You need to define unique topics for Kafka connect framework to store its config, offset, and status.
In your workers.properties file change these parameters to something like the following:
config.storage.topic=demo-2-distributed-config
offset.storage.topic=demo-2-distributed-offset
status.storage.topic=demo-2-distributed-status
These topics are use to store state and configuration metadata of connect and not for storing the messages for any of the connectors that run on top of connect. Do not use console consumer on any of these three topics and expect to see the messages.
The messages are stored in the topic configured in the connector configuration json with the parameter called "topic".
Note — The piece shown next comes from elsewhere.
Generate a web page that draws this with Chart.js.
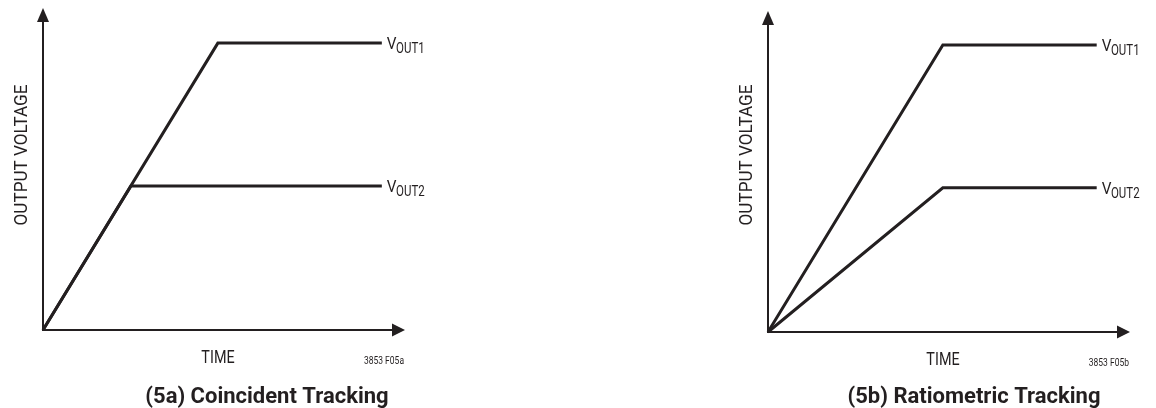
<!DOCTYPE html>
<html>
<head>
<meta charset="utf-8">
<script src="https://cdn.jsdelivr.net/npm/chart.js@4"></script>
<style>
  body { margin: 0; background: #fff; }
  .panel { position: absolute; top: 0; width: 578px; height: 408px; }
  #panelA { left: 0; }
  #panelB { left: 578px; }
</style>
</head>
<body>
<div class="panel" id="panelA"><canvas id="chartA" width="578" height="408"></canvas></div>
<div class="panel" id="panelB"><canvas id="chartB" width="578" height="408"></canvas></div>
<script>
// Data (time and voltage in arbitrary units, axes run 0..10)
const seriesNames = ["1", "2"];

const timeA1 = [0, 4.83, 9.36];
const voutA1 = [0, 8.91, 8.91];
const timeA2 = [0, 2.43, 9.36];
const voutA2 = [0, 4.47, 4.47];

const timeB1 = [0, 4.83, 9.08];
const voutB1 = [0, 8.94, 8.94];
const timeB2 = [0, 4.83, 9.08];
const voutB2 = [0, 4.49, 4.49];

const yTitle = "OUTPUT VOLTAGE";
const xTitle = "TIME";
const figCodes = ["3853 F05a", "3853 F05b"];
const captions = ["(5a) Coincident Tracking", "(5b) Ratiometric Tracking"];

const ink = "#231f20";
const face = "Roboto, 'DejaVu Sans', sans-serif";

function points(xs, ys) {
    return xs.map((x, i) => ({ x: x, y: ys[i] }));
}

// draws text squeezed horizontally (fake condensed face), returns drawn width
function narrowText(ctx, text, x, y, font, align, squeeze) {
    ctx.save();
    ctx.font = font;
    ctx.textAlign = align;
    ctx.translate(x, y);
    ctx.scale(squeeze, 1);
    ctx.fillText(text, 0, 0);
    const w = ctx.measureText(text).width * squeeze;
    ctx.restore();
    return w;
}

// Axes with arrowheads, labels and caption
const sketchPlugin = {
    id: "sketch",
    afterDatasetsDraw(chart, args, opts) {
        const ctx = chart.ctx;
        const xs = chart.scales.x;
        const ys = chart.scales.y;
        const ox = xs.getPixelForValue(0);
        const oy = ys.getPixelForValue(0);
        const xEnd = xs.getPixelForValue(10);
        const yEnd = ys.getPixelForValue(10);

        ctx.save();
        ctx.strokeStyle = ink;
        ctx.fillStyle = ink;
        ctx.lineWidth = 2;
        ctx.beginPath();
        ctx.moveTo(ox, yEnd + 10);
        ctx.lineTo(ox, oy);
        ctx.lineTo(xEnd - 10, oy);
        ctx.stroke();

        // arrowheads
        ctx.beginPath();
        ctx.moveTo(ox, yEnd);
        ctx.lineTo(ox - 6, yEnd + 14);
        ctx.lineTo(ox + 6, yEnd + 14);
        ctx.closePath();
        ctx.fill();
        ctx.beginPath();
        ctx.moveTo(xEnd, oy);
        ctx.lineTo(xEnd - 13, oy - 6.5);
        ctx.lineTo(xEnd - 13, oy + 6.5);
        ctx.closePath();
        ctx.fill();

        ctx.textBaseline = "alphabetic";

        // series end labels: V with OUTn subscript
        chart.data.datasets.forEach((ds, i) => {
            const meta = chart.getDatasetMeta(i);
            const last = meta.data[meta.data.length - 1];
            const lx = last.x + 5;
            const ly = last.y;
            const w = narrowText(ctx, "V", lx, ly + 6, "17px " + face, "left", 0.9);
            narrowText(ctx, "OUT" + seriesNames[i], lx + w - 0.5, ly + 10, "14px " + face, "left", 0.82);
        });

        // axis titles
        narrowText(ctx, xTitle, ox + 175, oy + 33, "18px " + face, "center", 0.8);
        ctx.save();
        ctx.translate(ox - 16, opts.yTitleY);
        ctx.rotate(-Math.PI / 2);
        narrowText(ctx, yTitle, 0, 0, "19px " + face, "center", 0.9);
        ctx.restore();

        // figure code
        narrowText(ctx, opts.code, xEnd - 1, oy + 34, "10px " + face, "right", 0.85);

        // caption
        narrowText(ctx, opts.caption, opts.captionX, 403, "bold 22px " + face, "center", 1);
        ctx.restore();
    }
};

function makeChart(id, sets, pad, extra) {
    return new Chart(document.getElementById(id), {
        type: "scatter",
        data: {
            datasets: sets.map(s => ({
                data: s,
                showLine: true,
                borderColor: ink,
                borderWidth: 3,
                borderJoinStyle: "miter",
                pointRadius: 0,
                tension: 0,
                clip: false
            }))
        },
        options: {
            responsive: false,
            animation: false,
            devicePixelRatio: 1,
            layout: { padding: pad },
            scales: {
                x: { type: "linear", min: 0, max: 10, display: false },
                y: { type: "linear", min: 0, max: 10, display: false }
            },
            plugins: {
                legend: { display: false },
                tooltip: { enabled: false },
                sketch: extra
            }
        },
        plugins: [sketchPlugin]
    });
}

makeChart("chartA",
    [points(timeA1, voutA1), points(timeA2, voutA2)],
    { left: 43, top: 8, right: 578 - 405, bottom: 408 - 330 },
    { code: figCodes[0], caption: captions[0], captionX: 267, yTitleY: 155 });

makeChart("chartB",
    [points(timeB1, voutB1), points(timeB2, voutB2)],
    { left: 190, top: 11, right: 578 - 552, bottom: 408 - 332 },
    { code: figCodes[1], caption: captions[1], captionX: 974 - 578, yTitleY: 155 });
</script>
</body>
</html>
Example file-sink-config.json file
{
"name": "MyFileSink",
"config": {
"topics": "mytopic",
"connector.class": "org.apache.kafka.connect.file.FileStreamSinkConnector",
"tasks.max": 1,
"key.converter": "org.apache.kafka.connect.storage.StringConverter",
"value.converter": "org.apache.kafka.connect.storage.StringConverter",
"file": "/tmp/demo-file.txt"
}
}
Once the distributed worker is running you need to apply the config file to it using curl like so:
curl -X POST -H "Content-Type: application/json" --data #file-sink-config.json http://localhost:8083/connectors
After that the config will be safely stored in the config topic you created for all distributed workers to use. Make sure the config topic (and the status and offset topics) will not expire messages or you will loose you Connector configuration when it does.